Singapore night skyline
File photo of Singapore skyline. (Photo: TODAY)

SINGAPORE: Singapore, Hong Kong and Paris have been named the world’s most expensive cities for expatriates to live in, according to a survey of 133 cities released on Tuesday (Mar 19) by the Economist Intelligence Unit (EIU).

This is the first time in the history of the survey that three cities share the title of the world’s most expensive city, according to EIU.

Hong Kong and Paris were ranked fourth and second respectively last year, with Singapore ranking as the world’s most expensive city in the past five years.

EIU’s 2019 Worldwide Cost of Living Survey compares the prices of more than 400 items across 160 products and services. These include food, drink, clothing, household supplies and personal care items, as well as private schools, domestic help and recreational costs.
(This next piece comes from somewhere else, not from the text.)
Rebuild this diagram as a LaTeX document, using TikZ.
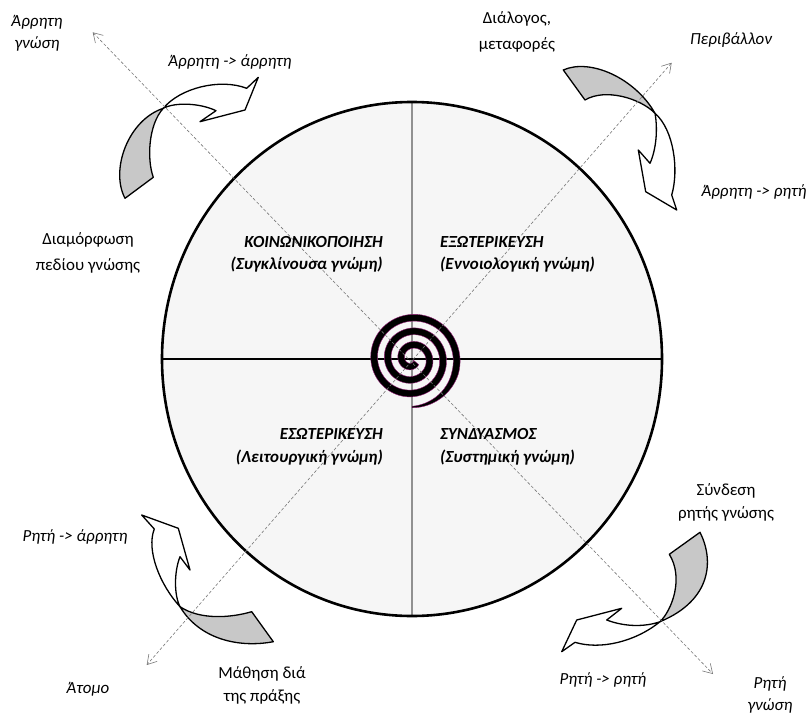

The twice-yearly survey is meant to help companies calculate cost-of-living allowances and build compensation packages for expatriates and business travellers.

READ: Singapore is world’s most expensive city for expats for 4th year running: EIU survey

According to the report, Singapore and Hong Kong are both 7 per cent more expensive than New York. In comparison, the South Korean city of Seoul is on par with New York in joint seventh place.

There are four Asian cities in the top ten global ranking this year, with Osaka in Japan and Seoul joining Singapore and Hong Kong. Other cities making up the top 10 include Zurich, Geneva, Copenhagen, New York, Tel Aviv and Los Angeles.

It added that while Asia is home to some of the world’s most expensive cities, it also has many of the world’s cheapest cities, with India’s Bangalore, Chennai and New Delhi, as well as Karachi in Pakistan, featuring among the ten cheapest locations surveyed. 

The report noted that economies with appreciating currencies, such as the US, climbed up the ranking significantly.

“These movements represent a sharp increase in the relative cost of living compared with five years ago, when New York and Los Angeles tied in 39th position,” it said.